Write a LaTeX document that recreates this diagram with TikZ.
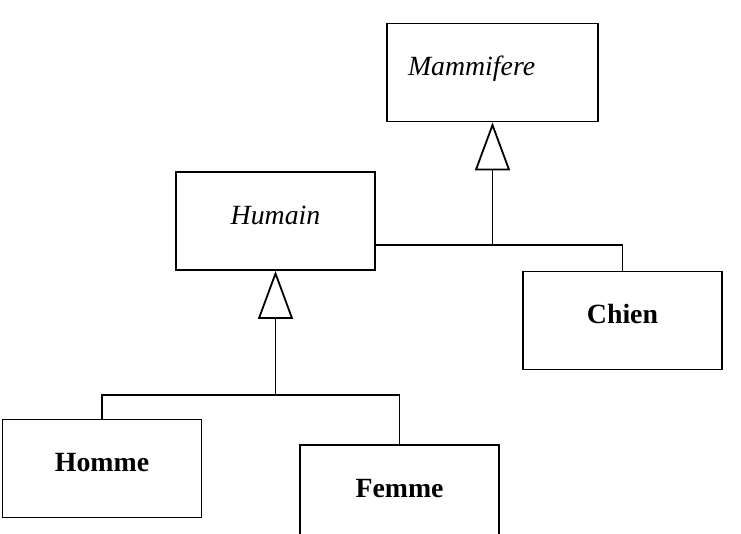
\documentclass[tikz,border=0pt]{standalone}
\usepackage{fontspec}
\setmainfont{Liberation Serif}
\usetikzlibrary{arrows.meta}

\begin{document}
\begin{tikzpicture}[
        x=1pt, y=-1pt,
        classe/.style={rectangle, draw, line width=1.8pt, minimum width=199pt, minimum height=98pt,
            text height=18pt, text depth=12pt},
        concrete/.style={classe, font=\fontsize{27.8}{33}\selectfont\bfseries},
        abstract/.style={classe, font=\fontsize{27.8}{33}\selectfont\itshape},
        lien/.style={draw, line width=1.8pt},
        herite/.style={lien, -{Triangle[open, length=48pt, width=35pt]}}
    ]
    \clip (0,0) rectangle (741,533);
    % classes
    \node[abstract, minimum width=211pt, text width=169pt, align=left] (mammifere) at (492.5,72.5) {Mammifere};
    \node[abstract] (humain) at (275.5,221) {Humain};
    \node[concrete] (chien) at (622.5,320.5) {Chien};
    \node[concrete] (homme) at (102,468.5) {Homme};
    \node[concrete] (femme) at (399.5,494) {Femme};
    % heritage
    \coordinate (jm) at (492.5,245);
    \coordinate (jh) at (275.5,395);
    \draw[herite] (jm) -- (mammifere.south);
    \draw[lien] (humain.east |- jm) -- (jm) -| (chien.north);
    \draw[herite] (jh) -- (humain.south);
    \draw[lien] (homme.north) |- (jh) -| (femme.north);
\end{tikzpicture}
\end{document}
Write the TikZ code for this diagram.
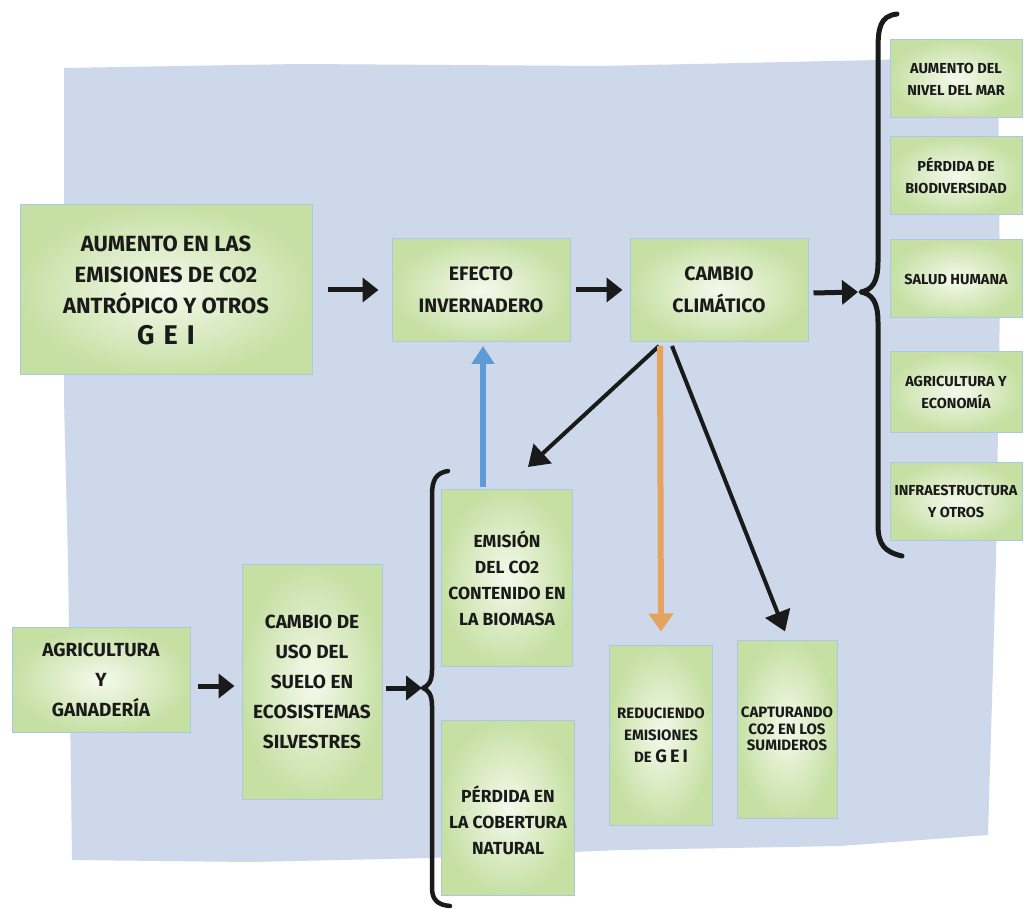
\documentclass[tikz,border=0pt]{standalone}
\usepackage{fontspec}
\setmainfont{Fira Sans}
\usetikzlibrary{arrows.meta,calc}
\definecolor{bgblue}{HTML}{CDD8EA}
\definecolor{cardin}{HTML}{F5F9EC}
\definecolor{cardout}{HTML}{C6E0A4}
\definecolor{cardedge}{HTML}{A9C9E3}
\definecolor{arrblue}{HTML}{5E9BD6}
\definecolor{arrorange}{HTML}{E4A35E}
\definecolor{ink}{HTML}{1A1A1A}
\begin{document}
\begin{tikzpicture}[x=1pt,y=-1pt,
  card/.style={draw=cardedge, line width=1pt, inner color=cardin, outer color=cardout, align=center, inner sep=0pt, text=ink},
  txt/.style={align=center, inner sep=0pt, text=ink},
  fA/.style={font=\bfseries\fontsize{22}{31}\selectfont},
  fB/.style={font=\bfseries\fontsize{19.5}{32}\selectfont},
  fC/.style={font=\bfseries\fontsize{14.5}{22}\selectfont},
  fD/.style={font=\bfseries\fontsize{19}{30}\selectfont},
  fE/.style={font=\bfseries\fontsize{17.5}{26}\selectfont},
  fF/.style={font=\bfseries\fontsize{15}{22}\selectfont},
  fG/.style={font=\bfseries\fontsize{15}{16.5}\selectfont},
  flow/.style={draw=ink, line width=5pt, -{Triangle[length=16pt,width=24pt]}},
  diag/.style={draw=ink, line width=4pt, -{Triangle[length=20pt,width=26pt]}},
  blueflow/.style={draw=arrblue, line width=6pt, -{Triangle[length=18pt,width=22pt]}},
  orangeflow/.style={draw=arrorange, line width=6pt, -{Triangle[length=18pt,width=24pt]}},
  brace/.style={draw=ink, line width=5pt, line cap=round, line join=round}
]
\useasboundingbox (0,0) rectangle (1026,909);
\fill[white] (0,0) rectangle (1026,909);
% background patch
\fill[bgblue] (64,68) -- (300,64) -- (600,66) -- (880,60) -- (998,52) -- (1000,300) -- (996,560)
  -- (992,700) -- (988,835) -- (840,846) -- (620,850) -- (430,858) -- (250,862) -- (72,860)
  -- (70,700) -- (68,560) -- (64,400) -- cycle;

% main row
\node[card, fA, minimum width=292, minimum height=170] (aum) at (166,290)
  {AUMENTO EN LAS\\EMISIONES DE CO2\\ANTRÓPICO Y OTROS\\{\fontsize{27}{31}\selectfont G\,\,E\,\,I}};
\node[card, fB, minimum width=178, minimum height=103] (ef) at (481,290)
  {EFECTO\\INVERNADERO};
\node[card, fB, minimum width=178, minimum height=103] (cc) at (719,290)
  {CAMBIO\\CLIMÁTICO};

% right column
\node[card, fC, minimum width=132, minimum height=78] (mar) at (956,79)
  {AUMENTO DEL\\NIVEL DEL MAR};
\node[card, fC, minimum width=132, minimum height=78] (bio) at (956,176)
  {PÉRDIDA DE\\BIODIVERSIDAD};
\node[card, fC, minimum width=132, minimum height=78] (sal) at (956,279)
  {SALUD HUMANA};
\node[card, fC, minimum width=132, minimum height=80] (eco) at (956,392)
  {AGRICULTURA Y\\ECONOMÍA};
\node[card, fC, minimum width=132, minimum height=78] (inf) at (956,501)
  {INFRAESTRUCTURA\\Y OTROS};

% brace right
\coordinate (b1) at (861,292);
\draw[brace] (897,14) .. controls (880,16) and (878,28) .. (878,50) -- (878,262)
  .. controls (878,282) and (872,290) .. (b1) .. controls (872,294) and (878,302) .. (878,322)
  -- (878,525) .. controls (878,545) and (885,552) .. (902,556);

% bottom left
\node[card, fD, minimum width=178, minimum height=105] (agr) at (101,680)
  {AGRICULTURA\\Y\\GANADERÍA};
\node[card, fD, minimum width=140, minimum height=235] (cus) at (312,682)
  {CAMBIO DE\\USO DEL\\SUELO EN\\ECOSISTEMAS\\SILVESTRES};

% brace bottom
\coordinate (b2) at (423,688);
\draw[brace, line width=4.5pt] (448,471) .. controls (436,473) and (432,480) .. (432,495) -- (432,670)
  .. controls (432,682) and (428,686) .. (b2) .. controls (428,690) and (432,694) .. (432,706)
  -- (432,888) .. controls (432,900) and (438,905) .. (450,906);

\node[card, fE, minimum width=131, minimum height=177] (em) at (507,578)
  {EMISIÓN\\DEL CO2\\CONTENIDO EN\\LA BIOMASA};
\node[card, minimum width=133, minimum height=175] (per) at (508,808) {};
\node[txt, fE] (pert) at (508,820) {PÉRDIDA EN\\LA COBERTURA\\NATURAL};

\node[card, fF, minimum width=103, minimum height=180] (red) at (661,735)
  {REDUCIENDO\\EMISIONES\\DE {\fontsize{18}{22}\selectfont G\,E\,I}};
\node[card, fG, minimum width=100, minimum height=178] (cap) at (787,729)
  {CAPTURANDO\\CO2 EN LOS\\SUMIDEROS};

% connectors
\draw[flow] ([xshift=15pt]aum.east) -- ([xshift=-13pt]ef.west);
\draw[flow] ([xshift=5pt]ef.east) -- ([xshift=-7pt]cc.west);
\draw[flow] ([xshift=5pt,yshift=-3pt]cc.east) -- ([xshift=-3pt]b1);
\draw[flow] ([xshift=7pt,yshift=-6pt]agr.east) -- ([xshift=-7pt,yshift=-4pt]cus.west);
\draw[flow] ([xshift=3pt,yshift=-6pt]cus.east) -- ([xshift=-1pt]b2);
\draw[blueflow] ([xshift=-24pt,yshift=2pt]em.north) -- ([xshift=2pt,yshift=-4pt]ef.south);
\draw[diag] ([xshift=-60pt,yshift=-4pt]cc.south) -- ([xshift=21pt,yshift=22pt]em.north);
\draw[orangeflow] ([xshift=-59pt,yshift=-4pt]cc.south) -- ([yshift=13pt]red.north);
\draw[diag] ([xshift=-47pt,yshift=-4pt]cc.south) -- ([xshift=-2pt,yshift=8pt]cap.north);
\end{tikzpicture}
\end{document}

## [Work to complete]
Omit pictures; set down the rest of the material word for word.

## [The response]
Write a LaTeX document that recreates this diagram with TikZ.
\documentclass[tikz,border=0pt]{standalone}
\usepackage{fontspec}
\setmainfont{Liberation Serif}
\usetikzlibrary{arrows.meta}

\begin{document}
\begin{tikzpicture}[
        x=1pt, y=-1pt,
        classe/.style={rectangle, draw, line width=1.8pt, minimum width=199pt, minimum height=98pt,
            text height=18pt, text depth=12pt},
        concrete/.style={classe, font=\fontsize{27.8}{33}\selectfont\bfseries},
        abstract/.style={classe, font=\fontsize{27.8}{33}\selectfont\itshape},
        lien/.style={draw, line width=1.8pt},
        herite/.style={lien, -{Triangle[open, length=48pt, width=35pt]}}
    ]
    \clip (0,0) rectangle (741,533);
    % classes
    \node[abstract, minimum width=211pt, text width=169pt, align=left] (mammifere) at (492.5,72.5) {Mammifere};
    \node[abstract] (humain) at (275.5,221) {Humain};
    \node[concrete] (chien) at (622.5,320.5) {Chien};
    \node[concrete] (homme) at (102,468.5) {Homme};
    \node[concrete] (femme) at (399.5,494) {Femme};
    % heritage
    \coordinate (jm) at (492.5,245);
    \coordinate (jh) at (275.5,395);
    \draw[herite] (jm) -- (mammifere.south);
    \draw[lien] (humain.east |- jm) -- (jm) -| (chien.north);
    \draw[herite] (jh) -- (humain.south);
    \draw[lien] (homme.north) |- (jh) -| (femme.north);
\end{tikzpicture}
\end{document}
Write the TikZ code for this diagram.
\documentclass[tikz,border=0pt]{standalone}
\usepackage{fontspec}
\setmainfont{Fira Sans}
\usetikzlibrary{arrows.meta,calc}
\definecolor{bgblue}{HTML}{CDD8EA}
\definecolor{cardin}{HTML}{F5F9EC}
\definecolor{cardout}{HTML}{C6E0A4}
\definecolor{cardedge}{HTML}{A9C9E3}
\definecolor{arrblue}{HTML}{5E9BD6}
\definecolor{arrorange}{HTML}{E4A35E}
\definecolor{ink}{HTML}{1A1A1A}
\begin{document}
\begin{tikzpicture}[x=1pt,y=-1pt,
  card/.style={draw=cardedge, line width=1pt, inner color=cardin, outer color=cardout, align=center, inner sep=0pt, text=ink},
  txt/.style={align=center, inner sep=0pt, text=ink},
  fA/.style={font=\bfseries\fontsize{22}{31}\selectfont},
  fB/.style={font=\bfseries\fontsize{19.5}{32}\selectfont},
  fC/.style={font=\bfseries\fontsize{14.5}{22}\selectfont},
  fD/.style={font=\bfseries\fontsize{19}{30}\selectfont},
  fE/.style={font=\bfseries\fontsize{17.5}{26}\selectfont},
  fF/.style={font=\bfseries\fontsize{15}{22}\selectfont},
  fG/.style={font=\bfseries\fontsize{15}{16.5}\selectfont},
  flow/.style={draw=ink, line width=5pt, -{Triangle[length=16pt,width=24pt]}},
  diag/.style={draw=ink, line width=4pt, -{Triangle[length=20pt,width=26pt]}},
  blueflow/.style={draw=arrblue, line width=6pt, -{Triangle[length=18pt,width=22pt]}},
  orangeflow/.style={draw=arrorange, line width=6pt, -{Triangle[length=18pt,width=24pt]}},
  brace/.style={draw=ink, line width=5pt, line cap=round, line join=round}
]
\useasboundingbox (0,0) rectangle (1026,909);
\fill[white] (0,0) rectangle (1026,909);
% background patch
\fill[bgblue] (64,68) -- (300,64) -- (600,66) -- (880,60) -- (998,52) -- (1000,300) -- (996,560)
  -- (992,700) -- (988,835) -- (840,846) -- (620,850) -- (430,858) -- (250,862) -- (72,860)
  -- (70,700) -- (68,560) -- (64,400) -- cycle;

% main row
\node[card, fA, minimum width=292, minimum height=170] (aum) at (166,290)
  {AUMENTO EN LAS\\EMISIONES DE CO2\\ANTRÓPICO Y OTROS\\{\fontsize{27}{31}\selectfont G\,\,E\,\,I}};
\node[card, fB, minimum width=178, minimum height=103] (ef) at (481,290)
  {EFECTO\\INVERNADERO};
\node[card, fB, minimum width=178, minimum height=103] (cc) at (719,290)
  {CAMBIO\\CLIMÁTICO};

% right column
\node[card, fC, minimum width=132, minimum height=78] (mar) at (956,79)
  {AUMENTO DEL\\NIVEL DEL MAR};
\node[card, fC, minimum width=132, minimum height=78] (bio) at (956,176)
  {PÉRDIDA DE\\BIODIVERSIDAD};
\node[card, fC, minimum width=132, minimum height=78] (sal) at (956,279)
  {SALUD HUMANA};
\node[card, fC, minimum width=132, minimum height=80] (eco) at (956,392)
  {AGRICULTURA Y\\ECONOMÍA};
\node[card, fC, minimum width=132, minimum height=78] (inf) at (956,501)
  {INFRAESTRUCTURA\\Y OTROS};

% brace right
\coordinate (b1) at (861,292);
\draw[brace] (897,14) .. controls (880,16) and (878,28) .. (878,50) -- (878,262)
  .. controls (878,282) and (872,290) .. (b1) .. controls (872,294) and (878,302) .. (878,322)
  -- (878,525) .. controls (878,545) and (885,552) .. (902,556);

% bottom left
\node[card, fD, minimum width=178, minimum height=105] (agr) at (101,680)
  {AGRICULTURA\\Y\\GANADERÍA};
\node[card, fD, minimum width=140, minimum height=235] (cus) at (312,682)
  {CAMBIO DE\\USO DEL\\SUELO EN\\ECOSISTEMAS\\SILVESTRES};

% brace bottom
\coordinate (b2) at (423,688);
\draw[brace, line width=4.5pt] (448,471) .. controls (436,473) and (432,480) .. (432,495) -- (432,670)
  .. controls (432,682) and (428,686) .. (b2) .. controls (428,690) and (432,694) .. (432,706)
  -- (432,888) .. controls (432,900) and (438,905) .. (450,906);

\node[card, fE, minimum width=131, minimum height=177] (em) at (507,578)
  {EMISIÓN\\DEL CO2\\CONTENIDO EN\\LA BIOMASA};
\node[card, minimum width=133, minimum height=175] (per) at (508,808) {};
\node[txt, fE] (pert) at (508,820) {PÉRDIDA EN\\LA COBERTURA\\NATURAL};

\node[card, fF, minimum width=103, minimum height=180] (red) at (661,735)
  {REDUCIENDO\\EMISIONES\\DE {\fontsize{18}{22}\selectfont G\,E\,I}};
\node[card, fG, minimum width=100, minimum height=178] (cap) at (787,729)
  {CAPTURANDO\\CO2 EN LOS\\SUMIDEROS};

% connectors
\draw[flow] ([xshift=15pt]aum.east) -- ([xshift=-13pt]ef.west);
\draw[flow] ([xshift=5pt]ef.east) -- ([xshift=-7pt]cc.west);
\draw[flow] ([xshift=5pt,yshift=-3pt]cc.east) -- ([xshift=-3pt]b1);
\draw[flow] ([xshift=7pt,yshift=-6pt]agr.east) -- ([xshift=-7pt,yshift=-4pt]cus.west);
\draw[flow] ([xshift=3pt,yshift=-6pt]cus.east) -- ([xshift=-1pt]b2);
\draw[blueflow] ([xshift=-24pt,yshift=2pt]em.north) -- ([xshift=2pt,yshift=-4pt]ef.south);
\draw[diag] ([xshift=-60pt,yshift=-4pt]cc.south) -- ([xshift=21pt,yshift=22pt]em.north);
\draw[orangeflow] ([xshift=-59pt,yshift=-4pt]cc.south) -- ([yshift=13pt]red.north);
\draw[diag] ([xshift=-47pt,yshift=-4pt]cc.south) -- ([xshift=-2pt,yshift=8pt]cap.north);
\end{tikzpicture}
\end{document}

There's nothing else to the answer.